◆ **WHAT YOU SHOULD DO**
Without the pictures, print the lines running from the beginning of the material to the line containing "minimum width=249pt, minimum", both ends included.
::::
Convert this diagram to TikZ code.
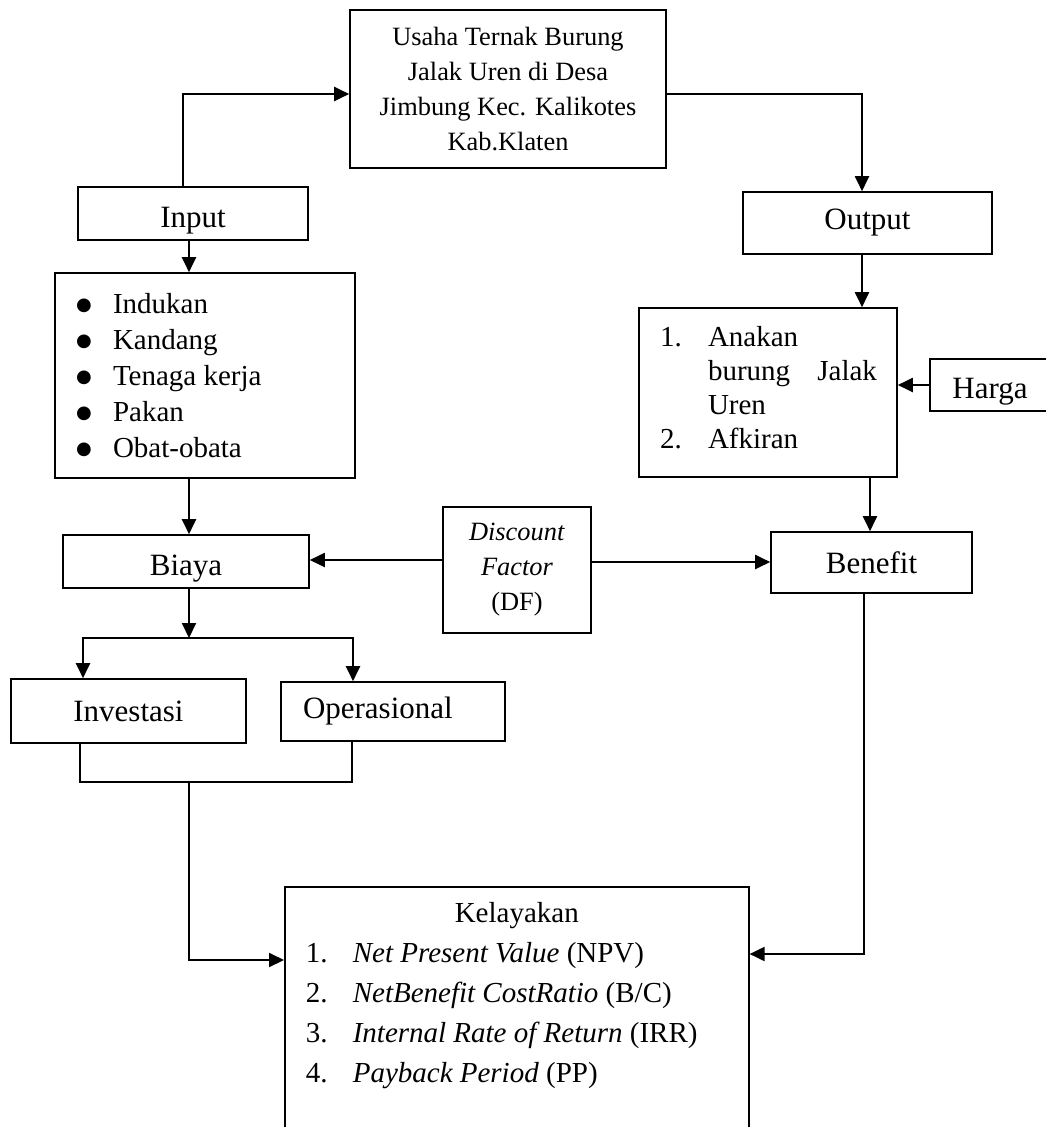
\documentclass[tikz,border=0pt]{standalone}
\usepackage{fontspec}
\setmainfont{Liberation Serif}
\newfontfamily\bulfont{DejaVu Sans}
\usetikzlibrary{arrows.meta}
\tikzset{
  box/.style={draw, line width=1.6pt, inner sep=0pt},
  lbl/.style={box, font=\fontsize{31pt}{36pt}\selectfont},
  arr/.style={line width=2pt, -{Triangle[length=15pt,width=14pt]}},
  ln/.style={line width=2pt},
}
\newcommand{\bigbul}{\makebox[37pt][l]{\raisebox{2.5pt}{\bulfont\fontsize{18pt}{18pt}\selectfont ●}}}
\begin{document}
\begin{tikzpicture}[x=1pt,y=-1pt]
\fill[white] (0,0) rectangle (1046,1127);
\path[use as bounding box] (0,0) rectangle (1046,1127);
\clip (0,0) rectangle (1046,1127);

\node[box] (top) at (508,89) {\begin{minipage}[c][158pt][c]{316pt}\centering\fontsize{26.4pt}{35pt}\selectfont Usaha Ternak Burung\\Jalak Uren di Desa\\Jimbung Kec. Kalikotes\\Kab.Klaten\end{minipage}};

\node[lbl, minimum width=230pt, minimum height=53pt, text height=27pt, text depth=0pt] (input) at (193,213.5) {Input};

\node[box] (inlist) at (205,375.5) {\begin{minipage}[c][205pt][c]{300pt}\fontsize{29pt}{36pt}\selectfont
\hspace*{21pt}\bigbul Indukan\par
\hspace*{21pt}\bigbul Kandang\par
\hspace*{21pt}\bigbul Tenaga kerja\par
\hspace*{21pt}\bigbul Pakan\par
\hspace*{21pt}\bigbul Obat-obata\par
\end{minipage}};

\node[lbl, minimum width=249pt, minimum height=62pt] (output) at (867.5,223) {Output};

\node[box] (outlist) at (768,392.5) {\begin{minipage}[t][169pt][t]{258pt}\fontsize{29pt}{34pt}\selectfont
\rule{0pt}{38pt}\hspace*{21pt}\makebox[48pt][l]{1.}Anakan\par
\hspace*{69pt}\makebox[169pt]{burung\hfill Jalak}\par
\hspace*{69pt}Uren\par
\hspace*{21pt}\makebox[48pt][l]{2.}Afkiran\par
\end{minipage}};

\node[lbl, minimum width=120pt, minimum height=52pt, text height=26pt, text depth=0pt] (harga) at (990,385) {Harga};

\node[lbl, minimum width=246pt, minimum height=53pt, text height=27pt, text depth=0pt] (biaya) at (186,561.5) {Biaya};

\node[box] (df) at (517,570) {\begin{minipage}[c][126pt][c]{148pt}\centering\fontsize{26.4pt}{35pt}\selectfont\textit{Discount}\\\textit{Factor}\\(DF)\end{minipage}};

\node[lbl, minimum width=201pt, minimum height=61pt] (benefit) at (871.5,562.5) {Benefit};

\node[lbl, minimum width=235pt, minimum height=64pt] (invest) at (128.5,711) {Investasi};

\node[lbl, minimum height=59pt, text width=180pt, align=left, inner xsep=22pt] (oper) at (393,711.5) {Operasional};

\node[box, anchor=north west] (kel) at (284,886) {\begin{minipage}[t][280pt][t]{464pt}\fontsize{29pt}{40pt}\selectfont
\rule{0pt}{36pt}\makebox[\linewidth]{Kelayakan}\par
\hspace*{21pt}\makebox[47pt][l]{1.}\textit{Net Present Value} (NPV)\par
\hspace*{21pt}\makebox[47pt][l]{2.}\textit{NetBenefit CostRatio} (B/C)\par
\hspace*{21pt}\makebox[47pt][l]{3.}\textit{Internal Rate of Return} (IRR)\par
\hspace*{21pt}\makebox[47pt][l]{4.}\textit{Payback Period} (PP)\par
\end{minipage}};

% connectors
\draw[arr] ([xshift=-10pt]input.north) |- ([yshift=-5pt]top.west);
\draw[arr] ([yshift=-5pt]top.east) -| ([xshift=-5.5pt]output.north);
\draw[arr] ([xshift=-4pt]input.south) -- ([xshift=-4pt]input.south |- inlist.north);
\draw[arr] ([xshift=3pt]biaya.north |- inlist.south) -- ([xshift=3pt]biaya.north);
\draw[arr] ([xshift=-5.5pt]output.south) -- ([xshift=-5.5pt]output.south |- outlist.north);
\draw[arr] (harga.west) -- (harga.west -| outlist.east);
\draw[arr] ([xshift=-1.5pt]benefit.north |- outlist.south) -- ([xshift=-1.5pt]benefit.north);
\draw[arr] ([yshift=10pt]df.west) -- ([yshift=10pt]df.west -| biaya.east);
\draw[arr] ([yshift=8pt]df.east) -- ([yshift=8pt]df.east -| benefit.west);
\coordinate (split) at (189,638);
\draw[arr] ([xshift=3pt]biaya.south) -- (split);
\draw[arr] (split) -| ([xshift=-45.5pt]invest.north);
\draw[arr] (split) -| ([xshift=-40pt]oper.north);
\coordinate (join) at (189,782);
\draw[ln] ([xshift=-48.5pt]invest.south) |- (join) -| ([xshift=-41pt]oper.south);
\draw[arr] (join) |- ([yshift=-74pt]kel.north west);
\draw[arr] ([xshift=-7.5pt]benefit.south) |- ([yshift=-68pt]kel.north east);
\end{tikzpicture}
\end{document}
::::
◆ **OUTPUT FOR THIS EXERCISE**
Convert this diagram to TikZ code.
\documentclass[tikz,border=0pt]{standalone}
\usepackage{fontspec}
\setmainfont{Liberation Serif}
\newfontfamily\bulfont{DejaVu Sans}
\usetikzlibrary{arrows.meta}
\tikzset{
  box/.style={draw, line width=1.6pt, inner sep=0pt},
  lbl/.style={box, font=\fontsize{31pt}{36pt}\selectfont},
  arr/.style={line width=2pt, -{Triangle[length=15pt,width=14pt]}},
  ln/.style={line width=2pt},
}
\newcommand{\bigbul}{\makebox[37pt][l]{\raisebox{2.5pt}{\bulfont\fontsize{18pt}{18pt}\selectfont ●}}}
\begin{document}
\begin{tikzpicture}[x=1pt,y=-1pt]
\fill[white] (0,0) rectangle (1046,1127);
\path[use as bounding box] (0,0) rectangle (1046,1127);
\clip (0,0) rectangle (1046,1127);

\node[box] (top) at (508,89) {\begin{minipage}[c][158pt][c]{316pt}\centering\fontsize{26.4pt}{35pt}\selectfont Usaha Ternak Burung\\Jalak Uren di Desa\\Jimbung Kec. Kalikotes\\Kab.Klaten\end{minipage}};

\node[lbl, minimum width=230pt, minimum height=53pt, text height=27pt, text depth=0pt] (input) at (193,213.5) {Input};

\node[box] (inlist) at (205,375.5) {\begin{minipage}[c][205pt][c]{300pt}\fontsize{29pt}{36pt}\selectfont
\hspace*{21pt}\bigbul Indukan\par
\hspace*{21pt}\bigbul Kandang\par
\hspace*{21pt}\bigbul Tenaga kerja\par
\hspace*{21pt}\bigbul Pakan\par
\hspace*{21pt}\bigbul Obat-obata\par
\end{minipage}};

\node[lbl, minimum width=249pt, minimum height=62pt] (output) at (867.5,223) {Output};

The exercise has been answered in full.